In IP law, software is considered a creative work of literature, so any code you write automatically has copyright protection applied. This copyright will usually belong to the institution that employs you, but this may be different for PhD students. If you need to check, this should be included in your employment / studentship contract or talk to your university’s IP team.
Since software is automatically under copyright, without a license no one may:
- copy it
- distribute it
- modify it
- extend it
- use it (unclear - this has not been properly tested in court yet)
Fundamentally there are two kinds of license, Open Source licenses and Proprietary licenses, which serve slightly different purposes.

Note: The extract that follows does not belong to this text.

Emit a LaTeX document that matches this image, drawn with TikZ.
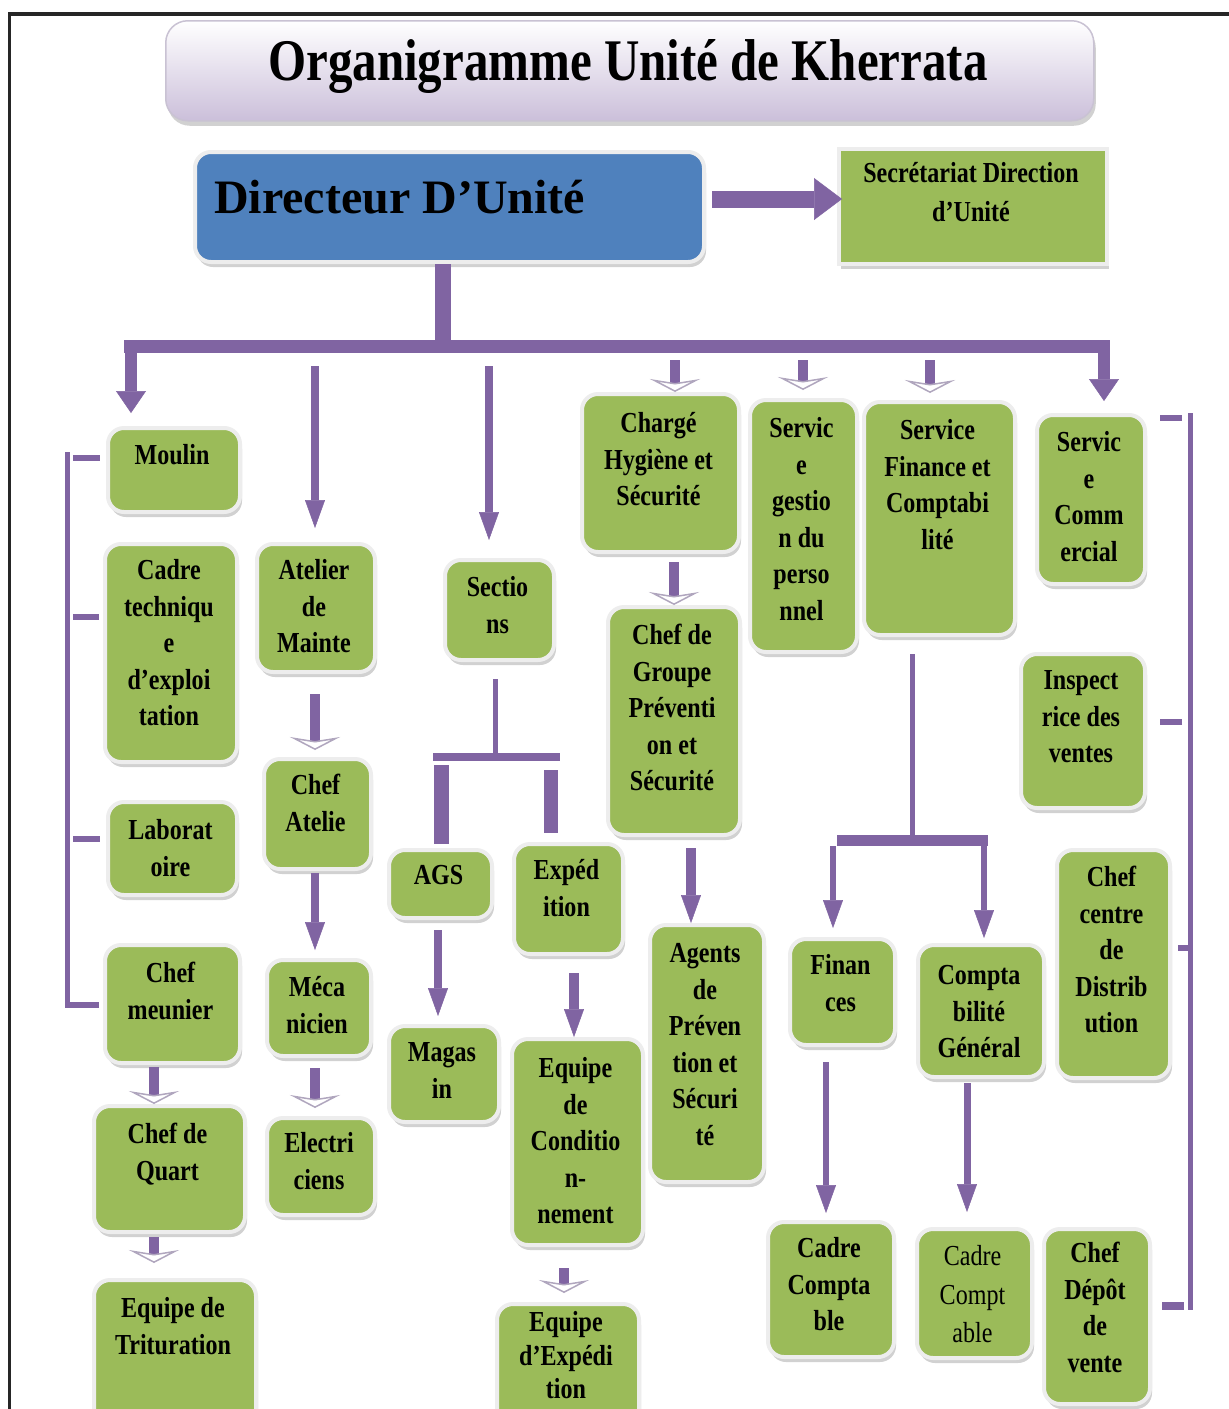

Proprietary licenses are designed to pass on limited rights to end users, and are most suitable if you want to commercialise your software. They tend to be customised to suit the requirements of the software and the institution to which it belongs - again your institutions IP team will be able to help here.
Open Source licenses are designed more to protect the rights of end users - they specifically grant permission to make modifications and redistribute the software to others. The website Choose A License provides recommendations and a simple summary of some of the most common open source licenses.
Within the open source licenses, there are two categories, copyleft and permissive. The permissive licenses such as MIT and the multiple variants of the BSD license are designed to give maximum freedom to the end users of software. These licenses allow the end user to do almost anything with the source code.
The copyleft licences in the GPL still give a lot of freedom to the end users, but any code that they write based on GPLed code must also be licensed under the same license. This gives the developer assurance that anyone building on their code is also contributing back to the community. It’s actually a little more complicated than this, and the variants all have slightly different conditions and applicability, but this is the core of the license.
Which of these types of license you prefer is up to you and those you develop code with. If you want more information, or help choosing a license, the Choose An Open-Source License (linked here) site can help.
Key Points
Releases are stable versions of the code.
Zenodo can automatically generate DOIs for releases.
Software licenses can restrict what others can do with your code.